Most of all, there’s the main series’ neoliberal slant, in which the greatest evils known to wizards are vanquished without the need to enact any sort of lasting, systemic change within its universe, as encapsulated in this popular meme. While these specifics are probably not going to be explicitly addressed in the game, it’s testament to how the wizarding world—and Hogwarts Legacy—is rooted in Rowling’s beliefs and ideas. It’s, after all, something that even the developers of Hogwarts Legacy have freely admitted themselves when they called Rowling a crucial part of the franchise’s “foundation.”
Perhaps this can be encapsulated by my own disbelief on Hogwarts Legacy’s inclusion of transgender characters. Hogwarts Legacy offers players the option to create their own transgender avatars, according to reports and players with early copies.

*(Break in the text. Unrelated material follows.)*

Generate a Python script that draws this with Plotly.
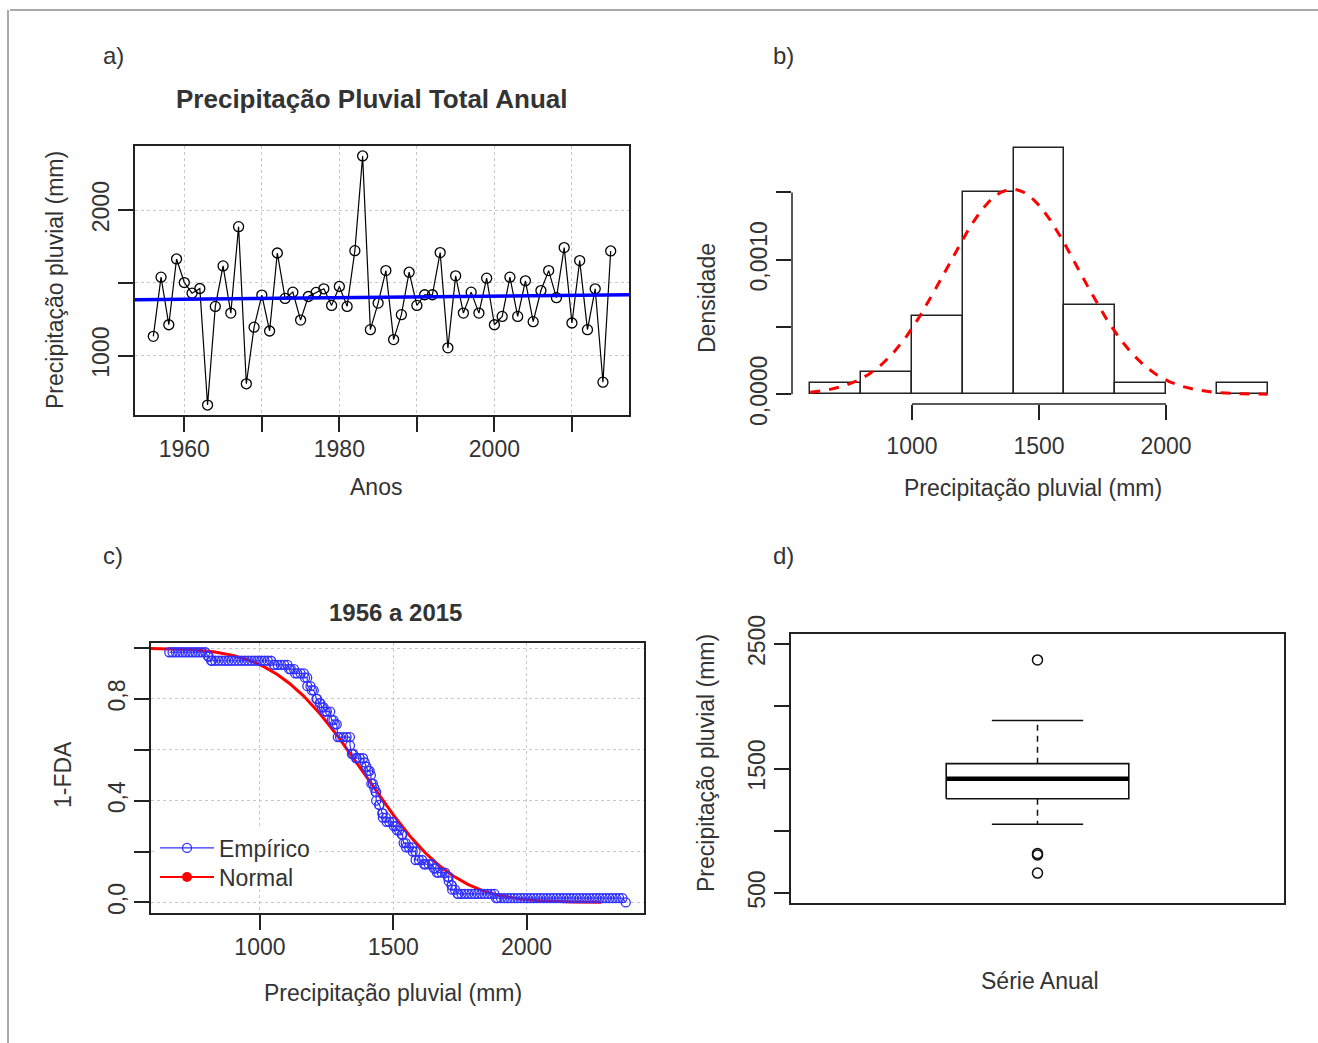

At the same time, players will also get to meet a transgender character, Sirona Ryan, when they enter Hogsmeade Village; she’ll introduce herself as someone who wants to be seen as “a witch, not a wizard” by her own classmates. Yet it’s difficult to see her inclusion as anything else other than a salve against Rowling’s venomous transphobia, or to placate LGBTQ+ fans of Harry Potter still on the fence about consuming more Potter media.
What’s more, neither Avalanche Software nor its publisher, Warner Bros. Games, has a history of championing diversity or marginalized voices; in fact, a member of the Avalanche team ended up resigning before the game’s release, after a journalist dug up his inflammatory views and support of minority-targeting harassment campaigns. And there’s much more financial incentive for Warner Bros Games’ Portkey Games to keep publishing new Potter games, as long as there’s enough demand for them.
For this Harry Potter fan, at least, the choice is easy. There can be no “Death of the Author” applied here—as Rowling embarks on yet another transphobic tirade online, I can’t, in good faith, consider the joys of zipping around on a magical broomstick in Hogwarts Legacy.